Illumio's granular approach to security should greatly reduce an enterprise's 'attack surface' if - or rather, when - its perimeter defences are breached.

But cybersecurity is an ongoing arms race, and the PCE in particular, is a critical piece of infrastructure - "the central brain of our operation", as Rubin puts it - that will need heavy protection. The PCE can be hosted in Illumio's Secure Cloud or, if required, run in a customer's own data centre. Customers can also set reactions to any form of 'tampering' or 'misbehaviour' detected on a workload's VEN or associated iptables - failing to the current state, for example, or if necessary quarantining the workload.

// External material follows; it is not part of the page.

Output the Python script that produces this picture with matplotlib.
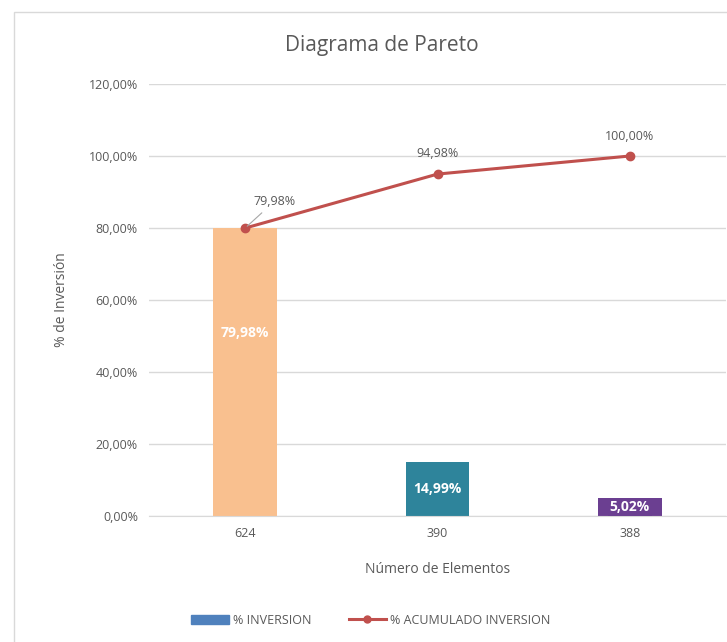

As Rubin acknowledges: "As with every form of infrastructure or security, we have to acknowledge that there's always the potential that something could go wrong - including with us. Like all good security, it's as much about the reaction as it is about when it's working properly."

Recent developments

Today's news from Illumio is two-fold: $100m of series C funding from new investors BlackRock Funds and Accel Partners, plus existing investors Formation 8, Andreesen Horowitz and General Catalyst; and the extension of ASP policy support to the F5 BIG-IP Local Traffic Manager and Nginx product lines - popular enterprise and open-source load balancers respectively.

The new VC investment brings Illumio's funding to a total of $142.5m since its launch 27 months ago, which highlights just how 'hot' the security space is right now.

"This is the first time in a decade or more that the enterprise is truly willing to rethink everything in the infrastructure and security stack," says Rubin. "As a result, you can argue that some very large opportunities have been created to build new and different companies that could end up becoming very very big and very influential in terms of how enterprise thinks about security moving forward."

Illumio intends to invest the $100m in three areas: first, R&D, expanding the engineering team in order to further develop the Adaptive Security Platform; second, an increased field presence in the US, plus new offices in the UK (and probably Europe) and Asia by the end of the year; and third, a major brand-building investment, starting at the RSA Conference next week.

As far as the F5 tie-up is concerned, Rubin declares this to be "one of the most exciting things so far in the company's history." Why? "Because you can't walk into an enterprise data centre, almost anywhere, without finding an F5 load balancer...What we're doing is giving it second job, turning it into a point of enforcement instead of just a traffic load balancer."

Rubin highlights he is serious about growing Illumio from a startup to a publicly-quoted company, rather than pursuing an opportunistic exit strategy.

"We are in this to build the leader in the security space going forward. We know it's early, we have a lot of work to do, but we believe that we're well positioned and we certainly believe we've got the right assets to try and make a run at doing it. We hope this is the inflection point where other people start to recognise that as well."

A genuinely disruptive platform in a key IT sector, plenty of venture capital investment, a growing number of high-profile customers and some key industry partnerships all adds up to a very good start. We'll be watching the next phase - the fruits of that extra R&D budget, expansion to the UK, Europe and beyond, the brand-building excercise - and the reaction of incumbent infrastructure security vendors (VMware with NSX in particular) with interest.